In the United States, the latest ruling on California’s Proposition 8, banning same sex marriages has proponents of gay marriage cheering and Catholics experiencing a range of emotions.  The U.S. Bishops were disappointed and more so. U.S. Catholic called for rethinking the definition of family and perhaps moving on. MercatorNet, out of Australia, published a conversation with Ruth Institute founder Jennifer Morse on what she sees is the disconnect between the Court's ruling and the operating definition of family, while the National Catholic Register has a dialogue with William May, who led the Catholic Campaign on Proposition 8.

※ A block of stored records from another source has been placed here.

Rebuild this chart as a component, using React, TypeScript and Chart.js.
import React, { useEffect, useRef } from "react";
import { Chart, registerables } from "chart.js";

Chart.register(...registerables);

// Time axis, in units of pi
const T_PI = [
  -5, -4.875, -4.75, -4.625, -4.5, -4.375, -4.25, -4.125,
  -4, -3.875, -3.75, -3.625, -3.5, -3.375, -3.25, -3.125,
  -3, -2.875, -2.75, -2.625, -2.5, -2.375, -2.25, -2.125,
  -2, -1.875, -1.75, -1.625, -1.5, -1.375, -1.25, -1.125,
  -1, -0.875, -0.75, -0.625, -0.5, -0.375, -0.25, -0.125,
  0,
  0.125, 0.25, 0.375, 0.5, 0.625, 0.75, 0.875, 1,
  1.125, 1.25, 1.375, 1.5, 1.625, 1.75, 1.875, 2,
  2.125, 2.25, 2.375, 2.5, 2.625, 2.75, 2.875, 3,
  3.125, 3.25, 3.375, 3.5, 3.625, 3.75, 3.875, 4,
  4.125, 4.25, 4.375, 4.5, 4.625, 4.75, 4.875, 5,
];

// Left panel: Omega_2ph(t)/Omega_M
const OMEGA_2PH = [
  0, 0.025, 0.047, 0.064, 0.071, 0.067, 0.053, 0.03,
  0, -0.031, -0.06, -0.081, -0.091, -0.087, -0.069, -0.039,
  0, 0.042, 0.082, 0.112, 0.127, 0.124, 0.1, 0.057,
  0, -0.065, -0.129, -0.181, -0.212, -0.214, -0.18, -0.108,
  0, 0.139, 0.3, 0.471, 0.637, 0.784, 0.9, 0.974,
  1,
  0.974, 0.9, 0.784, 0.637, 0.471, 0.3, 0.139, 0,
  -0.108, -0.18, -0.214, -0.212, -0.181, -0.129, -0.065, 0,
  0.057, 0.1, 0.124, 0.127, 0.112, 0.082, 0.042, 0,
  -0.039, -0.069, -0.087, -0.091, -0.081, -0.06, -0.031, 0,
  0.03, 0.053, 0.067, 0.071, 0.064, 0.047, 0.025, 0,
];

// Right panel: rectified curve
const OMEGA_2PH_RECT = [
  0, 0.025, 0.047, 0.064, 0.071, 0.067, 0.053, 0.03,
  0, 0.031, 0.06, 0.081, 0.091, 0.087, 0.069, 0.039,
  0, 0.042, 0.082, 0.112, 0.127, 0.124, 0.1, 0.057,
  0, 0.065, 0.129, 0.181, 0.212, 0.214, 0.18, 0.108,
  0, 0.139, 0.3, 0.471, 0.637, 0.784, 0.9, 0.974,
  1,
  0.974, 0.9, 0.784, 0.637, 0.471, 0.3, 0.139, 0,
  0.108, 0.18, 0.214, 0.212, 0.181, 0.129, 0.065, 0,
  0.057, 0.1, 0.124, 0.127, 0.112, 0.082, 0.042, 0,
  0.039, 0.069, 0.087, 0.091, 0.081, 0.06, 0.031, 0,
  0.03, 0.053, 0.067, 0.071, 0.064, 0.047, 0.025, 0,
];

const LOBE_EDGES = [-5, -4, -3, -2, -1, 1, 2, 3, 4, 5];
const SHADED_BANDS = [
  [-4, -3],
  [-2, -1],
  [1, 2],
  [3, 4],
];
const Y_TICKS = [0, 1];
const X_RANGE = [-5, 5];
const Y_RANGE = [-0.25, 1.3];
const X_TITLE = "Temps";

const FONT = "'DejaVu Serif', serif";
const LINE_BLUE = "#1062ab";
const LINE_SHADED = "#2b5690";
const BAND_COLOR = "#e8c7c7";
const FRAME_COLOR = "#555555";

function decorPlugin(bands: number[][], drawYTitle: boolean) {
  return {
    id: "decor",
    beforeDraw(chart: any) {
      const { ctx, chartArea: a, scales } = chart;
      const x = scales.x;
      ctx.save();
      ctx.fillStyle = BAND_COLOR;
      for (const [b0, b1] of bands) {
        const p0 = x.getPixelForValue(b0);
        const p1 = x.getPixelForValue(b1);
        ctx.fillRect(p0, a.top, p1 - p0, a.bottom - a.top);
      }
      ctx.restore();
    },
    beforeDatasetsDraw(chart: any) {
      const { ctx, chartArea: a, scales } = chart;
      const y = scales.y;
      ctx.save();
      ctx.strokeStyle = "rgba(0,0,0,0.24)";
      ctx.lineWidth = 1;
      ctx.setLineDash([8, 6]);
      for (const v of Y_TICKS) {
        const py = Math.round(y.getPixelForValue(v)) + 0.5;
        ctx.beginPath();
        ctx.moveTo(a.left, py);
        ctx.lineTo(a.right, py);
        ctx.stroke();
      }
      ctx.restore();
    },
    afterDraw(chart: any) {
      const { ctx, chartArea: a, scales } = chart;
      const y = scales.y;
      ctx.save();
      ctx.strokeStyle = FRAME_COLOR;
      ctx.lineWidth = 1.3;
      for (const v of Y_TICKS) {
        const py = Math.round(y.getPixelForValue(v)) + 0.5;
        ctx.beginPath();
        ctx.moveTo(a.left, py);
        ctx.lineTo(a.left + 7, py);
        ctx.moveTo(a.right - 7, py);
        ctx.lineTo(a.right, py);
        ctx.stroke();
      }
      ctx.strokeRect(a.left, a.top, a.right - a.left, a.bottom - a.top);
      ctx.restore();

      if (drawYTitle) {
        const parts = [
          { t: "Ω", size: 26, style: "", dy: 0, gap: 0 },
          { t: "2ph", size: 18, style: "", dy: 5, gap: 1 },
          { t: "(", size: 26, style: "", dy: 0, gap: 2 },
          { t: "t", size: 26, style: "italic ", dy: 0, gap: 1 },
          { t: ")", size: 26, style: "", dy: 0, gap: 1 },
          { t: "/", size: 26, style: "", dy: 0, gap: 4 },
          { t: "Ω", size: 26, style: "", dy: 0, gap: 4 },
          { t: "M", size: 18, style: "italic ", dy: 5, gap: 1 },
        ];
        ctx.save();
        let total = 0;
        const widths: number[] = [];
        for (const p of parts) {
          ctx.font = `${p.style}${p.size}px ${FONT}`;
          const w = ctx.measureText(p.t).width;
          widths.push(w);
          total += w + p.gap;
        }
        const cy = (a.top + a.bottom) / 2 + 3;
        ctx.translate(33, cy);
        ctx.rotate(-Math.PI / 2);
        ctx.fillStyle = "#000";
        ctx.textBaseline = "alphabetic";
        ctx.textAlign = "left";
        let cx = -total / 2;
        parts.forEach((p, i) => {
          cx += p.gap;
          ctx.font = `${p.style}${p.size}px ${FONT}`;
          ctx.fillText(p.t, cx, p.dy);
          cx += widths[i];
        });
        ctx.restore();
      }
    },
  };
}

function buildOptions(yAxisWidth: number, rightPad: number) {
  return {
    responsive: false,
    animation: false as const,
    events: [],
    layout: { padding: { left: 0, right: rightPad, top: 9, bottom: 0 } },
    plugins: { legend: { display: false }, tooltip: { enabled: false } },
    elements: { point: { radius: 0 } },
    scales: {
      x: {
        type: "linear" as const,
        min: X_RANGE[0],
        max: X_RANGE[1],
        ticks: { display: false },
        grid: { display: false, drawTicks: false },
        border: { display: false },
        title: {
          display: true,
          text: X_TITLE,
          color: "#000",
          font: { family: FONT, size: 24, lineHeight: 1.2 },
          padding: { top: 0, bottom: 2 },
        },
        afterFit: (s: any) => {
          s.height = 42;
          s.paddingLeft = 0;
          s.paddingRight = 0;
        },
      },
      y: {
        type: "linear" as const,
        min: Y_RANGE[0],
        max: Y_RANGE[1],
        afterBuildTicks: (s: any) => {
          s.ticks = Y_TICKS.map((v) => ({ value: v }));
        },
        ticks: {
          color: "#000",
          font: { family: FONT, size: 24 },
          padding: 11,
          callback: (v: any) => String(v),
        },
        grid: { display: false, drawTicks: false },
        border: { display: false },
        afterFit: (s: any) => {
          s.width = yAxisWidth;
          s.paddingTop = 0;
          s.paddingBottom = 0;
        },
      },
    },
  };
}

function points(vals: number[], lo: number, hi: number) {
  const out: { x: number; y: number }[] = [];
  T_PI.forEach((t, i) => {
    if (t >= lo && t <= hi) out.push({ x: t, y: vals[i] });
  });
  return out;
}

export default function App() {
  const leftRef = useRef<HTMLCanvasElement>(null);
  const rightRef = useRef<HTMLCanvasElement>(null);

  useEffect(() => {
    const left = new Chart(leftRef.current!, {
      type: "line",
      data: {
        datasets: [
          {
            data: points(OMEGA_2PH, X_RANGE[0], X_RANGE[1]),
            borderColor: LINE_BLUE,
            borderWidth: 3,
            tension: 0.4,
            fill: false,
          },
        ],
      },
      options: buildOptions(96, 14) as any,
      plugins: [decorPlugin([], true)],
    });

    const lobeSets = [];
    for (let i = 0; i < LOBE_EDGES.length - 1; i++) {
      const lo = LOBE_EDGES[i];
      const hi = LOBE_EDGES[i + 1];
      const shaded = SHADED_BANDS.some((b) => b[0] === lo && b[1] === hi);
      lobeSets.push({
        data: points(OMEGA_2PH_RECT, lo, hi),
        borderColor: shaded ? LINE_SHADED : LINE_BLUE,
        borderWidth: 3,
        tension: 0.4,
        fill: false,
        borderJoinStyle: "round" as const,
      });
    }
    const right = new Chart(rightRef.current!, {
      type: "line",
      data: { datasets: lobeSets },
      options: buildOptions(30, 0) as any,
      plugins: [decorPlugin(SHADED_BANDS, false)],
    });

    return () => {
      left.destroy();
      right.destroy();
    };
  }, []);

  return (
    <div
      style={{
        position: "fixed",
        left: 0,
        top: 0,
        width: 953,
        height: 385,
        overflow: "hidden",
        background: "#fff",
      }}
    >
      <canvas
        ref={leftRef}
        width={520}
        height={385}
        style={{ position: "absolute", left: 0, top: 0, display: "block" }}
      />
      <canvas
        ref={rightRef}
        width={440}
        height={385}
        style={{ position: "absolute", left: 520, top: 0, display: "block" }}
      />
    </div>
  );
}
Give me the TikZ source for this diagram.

As to what happens next? Politicians are split, President Obama is still opposed to same sex marriages, even though he is pleased with the decision on Proposition 8. And Republicans don't seem to be sure how to react but some analysts are suggesting that this is just the beginning of the return of 'social issues' to the political scene. The general public according to polls is tending to side with the ruling. One thing is clear, the story and the legal arguments are far from finished.

Europe on the other hand is another country as they say.

The Economist magazine has a fascinating piece on the state of the Catholic Church in Europe today. It is a mix of the expected and the surprising and suggests that matters are not as dire as some predict. The Christian Science Monitor on the other hand sees gloom and blames it all on a 30 year crusade on the part of Pope Benedict to recreate a conservative Catholic Church. Italy might actually be a true indicator or at least that is the argument of Sandro Magister in a truly detailed and intriguing report on who goes to Church and why. All three pieces are provocative reading and raise important questions about the near and long term future of the Church in Europe.